What is a mortgage adviser? How they help you find the most suitable deal

11th November 2019

Broker on phone-01

A mortgage adviser (or broker) is a regulated mortgage expert who'll assess your options and help guide you through the process of getting a mortgage.

Whether you’re buying a home or remortgaging, professional mortgage advice can be a real help.

With so much choice when it comes to deals, lenders, and government schemes it can be tricky to work out what’s best for you.

Are mortgage advisers all the same?

There are three main types of mortgage adviser:

  • one that works for a specific lender

  • one that looks at deals from a limited list of lenders

  • one that searches the whole market for a wide range of products

Brokers that search the whole market could be your best option as they’re not restricted to certain products or lenders.
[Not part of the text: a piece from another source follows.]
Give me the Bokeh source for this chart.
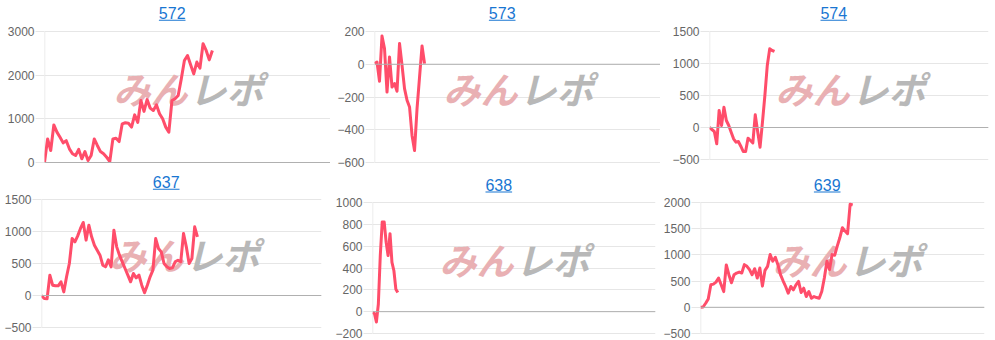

Bear in mind, though, that they can’t advise on mortgage deals sold directly by mortgage lenders.

These are mortgages that are only available through a lender. The vast majority of mortgages are available through a broker, however.

Are mortgage advisers regulated?

All mortgage advisers are regulated by the Financial Conduct Authority (FCA).

FCA rules mean that if you use an adviser to find and apply for a mortgage, they have to tell you if there are limits on the range of mortgages they can recommend.

All mortgage advisers must offer you advice when recommending the most suitable mortgage for you.

How are mortgage advisers paid?

They are several ways that a mortgage adviser gets paid, and they should tell you upfront which one it is. The options are:

  • you pay the mortgage adviser a fee

  • the lender pays the adviser a commission

  • you pay a fee, and the adviser also earns commission

Why use a mortgage adviser?

A mortgage adviser checks your finances to make sure you can afford a mortgage. They do this by carrying out an affordability assessment or asking you questions about your particular circumstances.

They help you take into account any fees and incentives attached to the mortgage, not just the interest rate.

This is the ‘true cost’ of your mortgage and it means that you know precisely what you’ll be paying every month.

Mortgage advisers should only recommend a mortgage that’s suitable for you and will tell you which ones you’re likely to get and which you’re likely to be rejected for.

This is important because being turned down for a mortgage could affect your credit score, which could make it more difficult to get a mortgage in the future.

Some mortgage brokers have exclusive deals with lenders that aren’t available elsewhere. Trussle has access to 12,000 deals from more than 90 lenders, for example.

When you’ve chosen a deal, a mortgage adviser usually does the paperwork for you, so your application should be dealt with faster.

They’ll also submit it to the lender, track its progress, and keep you in the picture until you’ve got the keys to your new home or a new mortgage.